Дом для Тины

Колотенко Владимир Павлович

Эта книга необычна и по замыслу, и по жанру. Автор фокусируется на психологии своих героев, поставленных перед выбором принимать верные решения в различных жизненных, часто драматических ситуациях. Менее всего автору хочется увлечь читателя в область выморочных сексуальных подробностей, ушатами льющихся сегодня как вода из лейки из теле— и киноэкранов, желтой прессы, книг популярных авторов. В большинстве рассказов речь идет о какой-либо психологической черте героя, стороне или качестве человеческой натуры, проявляющихся ярким молниеносным штрихом или резким поворотом повествования — сверкающей, пугающе-красочной зарисовкой. При этом амок повествования не изгоняет здесь романтические чувства, и переживания героев не чужды живой страсти, а подчас и острому неодолимому вожделению.

Страсти человеческие… Неповторимые и бессмертные!.. Не они ли правят миром?

Владимир КОЛОТЕНКО

Дом для Тины

Эта книга необычна и по замыслу, и по жанру. Автор фокусируется на психологии своих героев, поставленных перед выбором принимать верные решения в различных жизненных, часто драматических ситуациях. Менее всего автору хочется увлечь читателя в область выморочных сексуальных подробностей, ушатами льющихся сегодня как вода из лейки из теле — и киноэкранов, желтой прессы, книг популярных авторов. В большинстве рассказов речь идет о какой–либо психологической черте героя, стороне или качестве человеческой натуры, проявляющихся ярким молниеносным штрихом или резким поворотом повествования — сверкающей, пугающе–красочной зарисовкой. При этом амок повествования не изгоняет здесь романтические чувства, и переживания героев не чужды живой страсти, а подчас и острому неодолимому вожделению.
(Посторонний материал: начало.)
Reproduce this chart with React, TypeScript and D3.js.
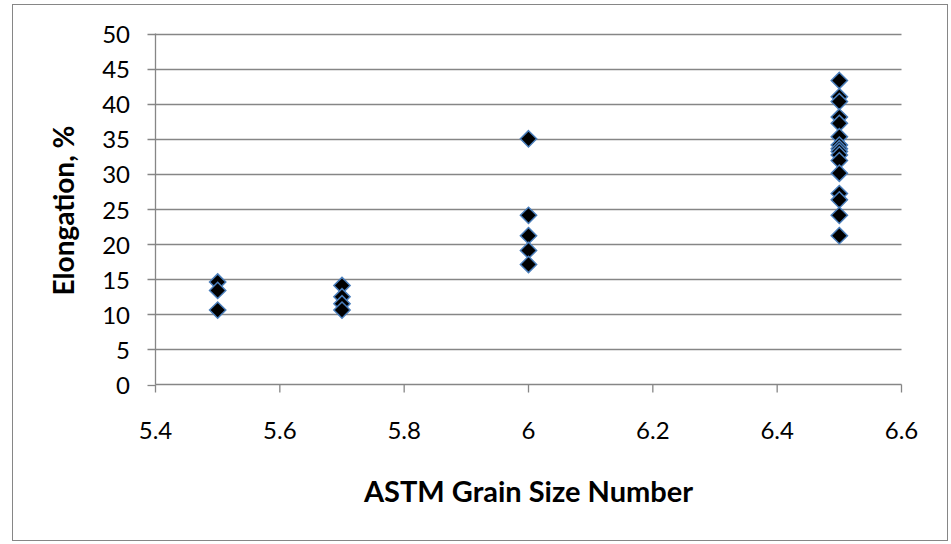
import React from "react";
import * as d3 from "d3";

// Grain size groups and the elongation measured for each specimen
const grain55 = [14.6, 13.4, 10.6];
const grain57 = [14.1, 12.5, 11.5, 10.6];
const grain60 = [35.0, 24.1, 21.2, 19.1, 17.1];
const grain65 = [43.3, 41.0, 40.3, 38.1, 37.2, 35.3, 34.1, 33.6, 33.2, 32.7, 31.9, 30.1, 27.2, 26.3, 24.1, 21.2];

const xTicks = [5.4, 5.6, 5.8, 6, 6.2, 6.4, 6.6];
const yTicks = [0, 5, 10, 15, 20, 25, 30, 35, 40, 45, 50];

const groups: { grain: number; values: number[] }[] = [
  { grain: 5.5, values: grain55 },
  { grain: 5.7, values: grain57 },
  { grain: 6.0, values: grain60 },
  { grain: 6.5, values: grain65 },
];

const W = 951;
const H = 544;
const plot = { left: 155.5, right: 901.5, top: 33.5, bottom: 384.5 };
const axisColor = "#868686";
const font = "Lato, 'Liberation Sans', sans-serif";

export default function App() {
  const x = d3.scaleLinear().domain([5.4, 6.6]).range([plot.left, plot.right]);
  const y = d3.scaleLinear().domain([0, 50]).range([plot.bottom, plot.top]);
  const diamond = d3.symbol().type(d3.symbolDiamond2).size(168)();

  const points = groups.flatMap((g) => g.values.map((v) => ({ x: g.grain, y: v })));

  return (
    <svg
      width={W}
      height={H}
      style={{ position: "absolute", left: 0, top: 0, background: "#fff" }}
    >
      <rect x={12.5} y={4.5} width={935} height={536} fill="#fff" stroke={axisColor} strokeWidth={1} />

      {/* horizontal gridlines with left tick marks */}
      {yTicks.map((t) => (
        <g key={"y" + t}>
          <line
            x1={plot.left - 8}
            x2={t > 0 ? plot.right : plot.left}
            y1={Math.round(y(t)) + 0.5}
            y2={Math.round(y(t)) + 0.5}
            stroke={axisColor}
            strokeWidth={1.3}
          />
          <text
            x={130}
            y={y(t)}
            textAnchor="end"
            dominantBaseline="central"
            fontFamily={font}
            fontSize={24}
            fill="#000"
          >
            {t}
          </text>
        </g>
      ))}

      {/* axes */}
      <line x1={plot.left} x2={plot.left} y1={plot.top} y2={plot.bottom} stroke={axisColor} strokeWidth={1.3} />
      <line x1={plot.left} x2={plot.right} y1={plot.bottom} y2={plot.bottom} stroke={axisColor} strokeWidth={1.3} />
      {xTicks.map((t) => (
        <g key={"x" + t}>
          <line x1={x(t)} x2={x(t)} y1={plot.bottom} y2={plot.bottom + 8} stroke={axisColor} strokeWidth={1.3} />
          <text
            x={x(t)}
            y={439}
            textAnchor="middle"
            fontFamily={font}
            fontSize={24}
            fill="#000"
          >
            {d3.format("~g")(t)}
          </text>
        </g>
      ))}

      {/* markers */}
      {points.map((p, i) => (
        <path
          key={i}
          d={diamond ?? ""}
          transform={`translate(${x(p.x)},${y(p.y)})`}
          fill="#000"
          stroke="#4a7ebb"
          strokeWidth={1.5}
        />
      ))}

      {/* axis titles */}
      <text
        x={(plot.left + plot.right) / 2}
        y={502}
        textAnchor="middle"
        fontFamily={font}
        fontWeight="bold"
        fontSize={29}
        fill="#000"
      >
        ASTM Grain Size Number
      </text>
      <text
        transform="translate(74,210.5) rotate(-90)"
        textAnchor="middle"
        fontFamily={font}
        fontWeight="bold"
        fontSize={28}
        fill="#000"
      >
        Elongation, %
      </text>
    </svg>
  );
}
Страсти человеческие… Неповторимые и бессмертные!.. Не они ли правят миром?

© Колотенко В. П., 2015

ФОРА

Гроб устанавливают на крепкий свежесрубленный стол, покрытый тяжелым кроваво–красным плюшем. Мне приходится посторониться, а когда гроб едва не выскальзывает из чьих–то нерасторопных рук, я тут же подхватываю его, чем и заслуживаю тихое «спасибо». Пожалуйста. Не хватало только, чтобы покойничек грохнулся на пол. С меня достаточно и того, что я поправляю складку плюша, задорно подмигивающего своими сгибами в лучах утреннего солнца, словно знающего мою тайну. Нет уж, никаких тайн этот ухмыляющийся плюш знать не может. Боже, а сколько непритворной грусти в глазах присутствующих! Большинство искренне опечалены, но есть и лицемеры, изображающие скорбь. Я слышу горестные вздохи, всхлипы… Ничего, пусть поплачут. Не рассказывать же им, что покойничек жив–живехонек, цел и невредим, просто спит. Хотя врачи и констатировали свой exitus letalis*. Причина смерти для них ясна — остановка сердца. Я это и сам знаю. Но знаю и то, что в жилах его еще теплится жизнь, а стоит мне подойти и сделать два–три пасса рукой у его виска, и покойничек, чего доброго, откроет глаза. Дудки! Я не подойду. Я его проучу. Кто–то оттирает меня плечом, и я не противлюсь. Теперь сверкает вспышка. Снимки на память. Кому–то понадобилась моя рука — чье–то утешительное рукопожатие. Понаприехало их тут, телекорреспонденты, газетчики… Это приятно, хотя слава и запоздала. Кладут цветы, розы, несут венки. Золотистые надписи на черных лентах: «Дорогому учителю и другу…» Золотые слова! А как сверкает медь духового оркестра, который, правда, не проронил еще ни звука, но по всему видно, уже готов жалобно всплакнуть. Я вижу, как устали от слез и глаза родственников. Особенно мне жаль его жен. И первую, и вторую… Жаль мне и Оленьку, так и не успевшую стать третьей женой. Все они едва знакомы, и вот теперь их собрала его смерть. Оленька вся в черном и вся в слезах. Прелестно–прекрасная в своем горе, она стоит напротив. И когда новые озерца зреют в уголках ее умопомрачительно больших серых глаз, О, Боже милостивый! я еле сдерживаю себя, чтобы тоже не заплакать.